Wspólna jazda z zawodowcami pokazuje, jak ogromna przepaść dzieli sport amatorski od wyczynowego. Mamy te same rowery, te same buty, stroje i kaski. Podjeżdżamy pod tę samą górę. Ale oni robią to z lekkością, która wydaje się wręcz nienaturalna. Każdy ruch, każde naciśnięcie pedału jest płynne i bezbolesne w odczuciu amatora. W ich towarzystwie czujesz, że jeszcze wiele przed tobą, a jednocześnie ich obecność inspiruje – pokazuje, do czego warto dążyć.

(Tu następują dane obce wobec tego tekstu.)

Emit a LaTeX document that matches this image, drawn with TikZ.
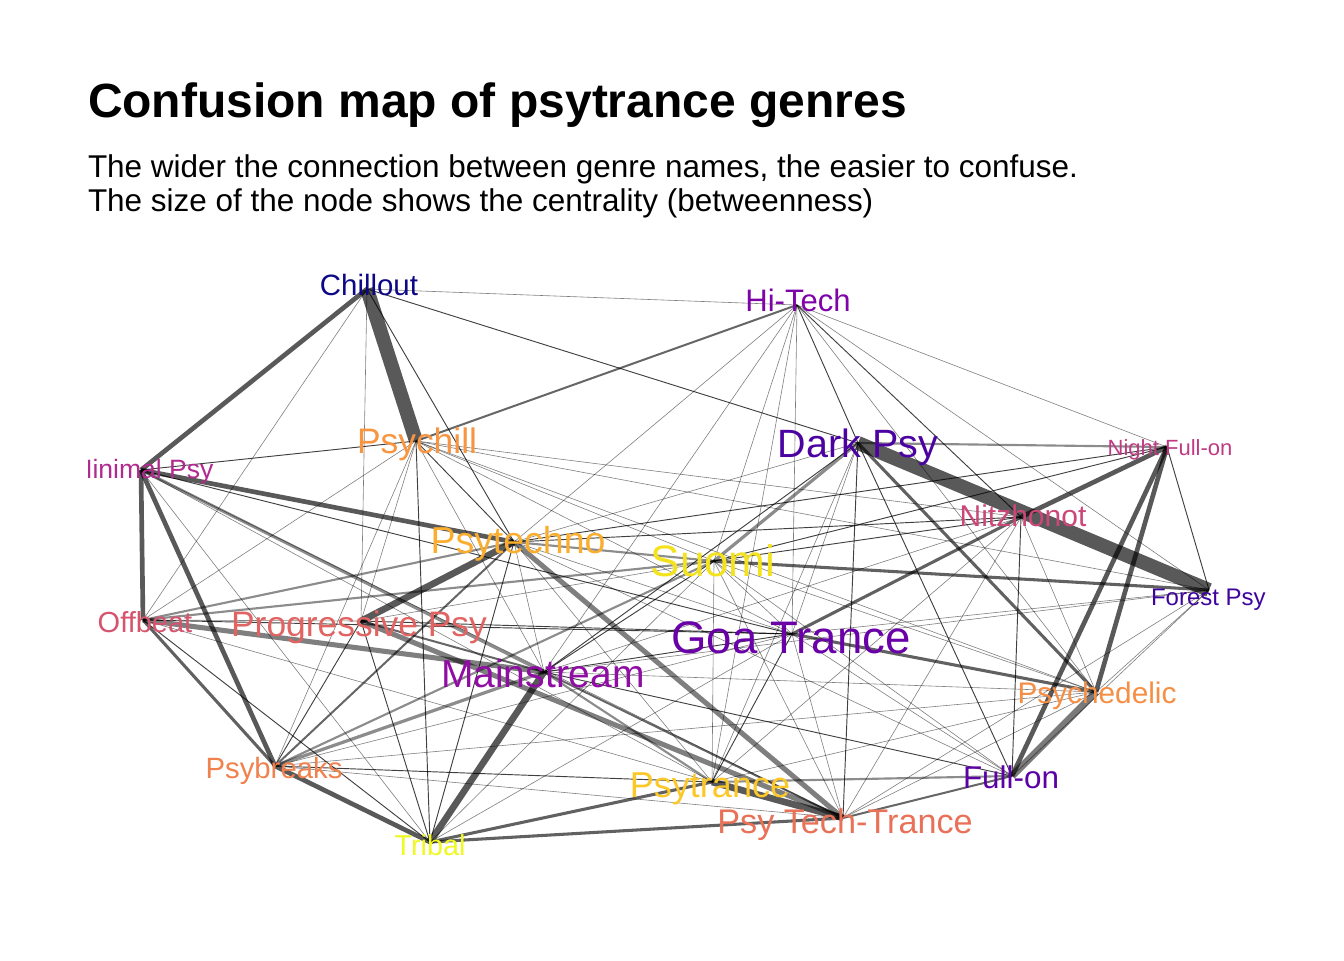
\documentclass[tikz,border=0pt]{standalone}
\usepackage{fontspec}
\setmainfont{Liberation Sans}
\usetikzlibrary{calc}
\definecolor{cCH}{HTML}{0D0887}
\definecolor{cHT}{HTML}{7E03A8}
\definecolor{cPC}{HTML}{F89540}
\definecolor{cMP}{HTML}{B12A90}
\definecolor{cPT}{HTML}{FBAE2E}
\definecolor{cSU}{HTML}{F4E21F}
\definecolor{cDP}{HTML}{4C02A1}
\definecolor{cNF}{HTML}{C03A83}
\definecolor{cNZ}{HTML}{CC4778}
\definecolor{cFP}{HTML}{3E049C}
\definecolor{cOB}{HTML}{D5546E}
\definecolor{cPP}{HTML}{E16462}
\definecolor{cMS}{HTML}{900DA4}
\definecolor{cGT}{HTML}{6A00A8}
\definecolor{cPD}{HTML}{F68F44}
\definecolor{cPB}{HTML}{F1814D}
\definecolor{cTR}{HTML}{F0F921}
\definecolor{cPY}{HTML}{FCC827}
\definecolor{cTT}{HTML}{E97158}
\definecolor{cFO}{HTML}{5B01A5}
\newcommand\E[3]{\draw[#1] (#2) -- (#3);}
\newcommand\lbl[6]{\node[lab,anchor=base,text=#5] (#1) at (#2,#3) {\fontsize{#4}{#4}\selectfont #6};}
\begin{document}
\begin{tikzpicture}[x=0.75pt,y=-0.75pt,
  lab/.style={inner sep=0pt,outer sep=0pt},
  ew0/.style={draw=black,line width=0.45pt,draw opacity=0.5},
  ew1/.style={draw=black,line width=0.7pt,draw opacity=0.75},
  ew2/.style={draw=black,line width=1.5pt,draw opacity=0.6},
  ew2l/.style={draw=black,line width=1.6pt,draw opacity=0.45},
  ew3/.style={draw=black,line width=2.3pt,draw opacity=0.62},
  ew3l/.style={draw=black,line width=2.4pt,draw opacity=0.45},
  ew4/.style={draw=black,line width=3.5pt,draw opacity=0.65},
  ew4l/.style={draw=black,line width=3.8pt,draw opacity=0.5},
  ew5/.style={draw=black,line width=5pt,draw opacity=0.65},
  ew5l/.style={draw=black,line width=5.3pt,draw opacity=0.52},
  ew6/.style={draw=black,line width=10.5pt,draw opacity=0.65}]
\useasboundingbox (0,0) rectangle (1344,960);
\fill[white] (0,0) rectangle (1344,960);
% title
\node[lab,anchor=base west] (title) at (88,117) {\fontsize{36}{36}\selectfont\bfseries Confusion map of psytrance genres};
\node[lab,anchor=base west] (sub1) at (88,177) {\fontsize{23.6}{23.6}\selectfont The wider the connection between genre names, the easier to confuse.};
\node[lab,anchor=base west] (sub2) at (88,211) {\fontsize{23.6}{23.6}\selectfont The size of the node shows the centrality (betweenness)};
% graph nodes
\coordinate (CH) at (367,289);
\coordinate (HT) at (797,305);
\coordinate (PC) at (416,441);
\coordinate (MP) at (141,470);
\coordinate (PT) at (514,542);
\coordinate (SU) at (714,561);
\coordinate (DP) at (858,443);
\coordinate (NF) at (1167,447);
\coordinate (NZ) at (1021,517);
\coordinate (FP) at (1209,590);
\coordinate (OB) at (143,620);
\coordinate (PP) at (361,621);
\coordinate (MS) at (544,672);
\coordinate (GT) at (792,634);
\coordinate (PD) at (1096,692);
\coordinate (PB) at (275,766);
\coordinate (TR) at (430,842);
\coordinate (PY) at (712,782);
\coordinate (TT) at (843,818);
\coordinate (FO) at (1012,776);
\begin{scope}
\clip (88,240) rectangle (1265,900);
% light thin edges
\E{ew0}{CH}{HT}\E{ew0}{CH}{PP}\E{ew0}{CH}{OB}
\E{ew0}{HT}{NF}\E{ew0}{HT}{FP}\E{ew0}{HT}{PD}\E{ew0}{HT}{SU}\E{ew0}{HT}{PT}
\E{ew0}{HT}{MS}\E{ew0}{HT}{GT}\E{ew0}{HT}{PY}
\E{ew0}{PC}{FP}\E{ew0}{PC}{NZ}\E{ew0}{PC}{SU}\E{ew0}{PC}{GT}\E{ew0}{PC}{PD}
\E{ew0}{PC}{MS}\E{ew0}{PC}{PB}\E{ew0}{PC}{OB}\E{ew0}{PC}{PP}
\E{ew0}{MP}{TR}\E{ew0}{MP}{TT}\E{ew0}{MP}{PY}
\E{ew0}{OB}{PY}\E{ew0}{OB}{PP}\E{ew0}{PP}{SU}
\E{ew0}{PT}{GT}\E{ew0}{PT}{DP}\E{ew0}{PT}{PY}\E{ew0}{PT}{FO}\E{ew0}{PT}{MS}
\E{ew0}{SU}{GT}\E{ew0}{SU}{PY}\E{ew0}{SU}{TT}\E{ew0}{SU}{FO}\E{ew0}{SU}{PD}
\E{ew0}{DP}{GT}\E{ew0}{DP}{PY}
\E{ew0}{NZ}{PD}\E{ew0}{NZ}{TT}\E{ew0}{NZ}{PY}\E{ew0}{NZ}{MS}
\E{ew0}{FP}{PD}\E{ew0}{FP}{FO}\E{ew0}{FP}{GT}\E{ew0}{FP}{MS}
\E{ew0}{GT}{TT}\E{ew0}{GT}{FO}\E{ew0}{GT}{TR}\E{ew0}{GT}{PB}
\E{ew0}{PY}{PD}\E{ew0}{TT}{PD}\E{ew0}{TT}{FP}\E{ew0}{PD}{MS}
\E{ew0}{PB}{TT}\E{ew0}{TR}{SU}\E{ew0}{PD}{PB}
% dark thin edges
\E{ew1}{CH}{DP}\E{ew1}{CH}{PT}\E{ew1}{HT}{DP}\E{ew1}{HT}{NZ}
\E{ew1}{MP}{PC}\E{ew1}{MP}{GT}\E{ew1}{PC}{TR}\E{ew1}{PC}{PT}
\E{ew1}{OB}{GT}\E{ew1}{OB}{TR}\E{ew1}{PP}{GT}\E{ew1}{PP}{TR}\E{ew1}{PT}{TR}
\E{ew1}{GT}{PY}\E{ew1}{DP}{FO}\E{ew1}{DP}{TT}\E{ew1}{NZ}{FO}\E{ew1}{NF}{FP}
\E{ew1}{NF}{SU}\E{ew1}{NF}{PT}\E{ew1}{SU}{NZ}\E{ew1}{MS}{FO}\E{ew1}{PB}{PY}
\E{ew1}{PP}{PB}\E{ew1}{SU}{MS}\E{ew1}{GT}{MS}\E{ew1}{DP}{MS}\E{ew1}{PT}{NZ}
% medium edges
\E{ew2}{PC}{HT}\E{ew2}{PB}{PT}\E{ew2}{FO}{TT}\E{ew2}{MS}{TT}\E{ew2}{PP}{MS}
\E{ew2l}{OB}{PT}\E{ew2l}{OB}{SU}\E{ew2l}{SU}{PB}\E{ew2l}{DP}{NF}\E{ew2l}{FO}{PY}
\E{ew2l}{MS}{PY}\E{ew2l}{PT}{SU}
\E{ew3}{DP}{PD}\E{ew3}{SU}{FP}\E{ew3}{GT}{NZ}\E{ew3}{GT}{PD}\E{ew3}{TR}{TT}
\E{ew3}{PY}{TR}\E{ew3}{OB}{PB}
\E{ew3l}{DP}{SU}\E{ew3l}{MS}{PB}\E{ew3l}{MP}{MS}
% thick edges
\E{ew4}{CH}{MP}\E{ew4}{MP}{PT}\E{ew4}{MP}{OB}\E{ew4}{NF}{FO}\E{ew4}{NF}{PD}
\E{ew4}{MP}{PB}\E{ew4}{PB}{TR}\E{ew4}{NF}{NZ}
\E{ew4l}{OB}{MS}\E{ew4l}{PT}{TT}\E{ew4l}{PP}{TT}
\E{ew5}{PT}{PP}\E{ew5}{PY}{TT}\E{ew5}{MS}{TR}
\E{ew5l}{FO}{PD}
\E{ew6}{CH}{PC}\E{ew6}{DP}{FP}
% labels
\lbl{lCH}{369}{295}{22.05}{cCH}{Chillout}
\lbl{lHT}{798}{311}{23.3}{cHT}{Hi-Tech}
\lbl{lPC}{417}{453}{26.55}{cPC}{Psychill}
\lbl{lMP}{142}{478}{19.9}{cMP}{Minimal Psy}
\lbl{lPT}{518}{553}{28.1}{cPT}{Psytechno}
\lbl{lSU}{713}{576}{33}{cSU}{Suomi}
\lbl{lDP}{858}{457}{29.6}{cDP}{Dark Psy}
\lbl{lNF}{1170}{455}{16.5}{cNF}{Night Full-on}
\lbl{lNZ}{1023}{526}{22.5}{cNZ}{Nitzhonot}
\node[lab,anchor=base west,text=cFP] (lFP) at (1151,605) {\fontsize{18}{18}\selectfont Forest Psy};
\lbl{lOB}{145}{632}{21.75}{cOB}{Offbeat}
\lbl{lPP}{359}{636}{26.55}{cPP}{Progressive Psy}
\lbl{lMS}{543}{687}{29.25}{cMS}{Mainstream}
\lbl{lGT}{791}{653}{34.2}{cGT}{Goa Trance}
\lbl{lPD}{1097}{703}{22.35}{cPD}{Psychedelic}
\lbl{lPB}{274}{778}{22}{cPB}{Psybreaks}
\lbl{lTR}{430}{855}{21.6}{cTR}{Tribal}
\lbl{lPY}{710}{797}{27}{cPY}{Psytrance}
\lbl{lTT}{845}{833}{25.65}{cTT}{Psy Tech-Trance}
\lbl{lFO}{1011}{788}{23.55}{cFO}{Full-on}
\end{scope}
\end{tikzpicture}
\end{document}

W 2024 r. wielkich emocji dostarczył mi nie tylko własny start, lecz także sukces mojego trenera, dobrego znajomego i miłośnika Majorki Wojciecha Szczepanika. Na dystansie 167 km zajął drugie miejsce z czasem 4 h 40 min. Wojtek to mistrz świata UCI Gran Fondo 2023. Jego wynik pokazał, że Polacy mogą rywalizować z najlepszymi, a także jak ważna jest praca i dbałość o każdy szczegół – od przygotowania fizycznego przez odpowiednią dietę po mentalne nastawienie.

Dlaczego Majorka

Wyścig Mallorca 312 zaczął się skromnie. W 2010 r. na starcie stanęło zaledwie 199 uczestników, głównie mieszkańców Majorki. Wtedy jeszcze nie zamykano dróg, którymi przebiegała trasa. Dziś to jedno z najważniejszych wydarzeń w kalendarzu kolarskim, które przyciąga również legendy – Alberto Contadora, Vincenza Nibalę czy Annemiek van Vleuten.

Z kolei sama Majorka to coś więcej niż miejsce na wyścig. Tutaj chodzi nie tylko o wyzwanie fizyczne, lecz także podróż w głąb siebie. Dla mnie edycja 2024 na pełnym dystansie 312 km była kulminacją lat pracy, pasji i miłości do dwóch kółek. Pobyt na wyspie to również okazja, by doświadczyć tego, co czyni ją tak wyjątkową. Na Majorce kolarstwo jest częścią życia. Wystarczy pojechać na szosę prowadzącą do Sa Calobra czy Formentor, by zobaczyć dziesiątki kolarzy – amatorów i zawodowców – mierzących się z tymi samymi wyzwaniami. Wąskie drogi wijące się przez góry, płaskie odcinki wzdłuż wybrzeża, klimatyczne miasteczka z kawiarniami, gdzie możesz odpocząć po treningu – to sprawia, że chce się tu wracać.

Kolarstwo zmienia ludzi. Mallorca 312 pokazała mi, że granice istnieją tylko w głowie. Każdy podjazd, każdy zakręt i każdy moment zwątpienia na trasie przypominały mi, dlaczego kocham ten sport. Kiedy wspinasz się na Puig Major w otoczeniu innych pasjonatów, czujesz coś wyjątkowego. To nie tylko walka o wynik, ale też celebracja samej jazdy, przyjemność płynąca z kręcenia kilometrów w tak pięknym miejscu. I chociaż na mecie byłem wykończony, już wtedy wiedziałem, że chcę tu wrócić. Mallorca 312 zostawia ślad – w nogach, w głowie, ale przede wszystkim w sercu.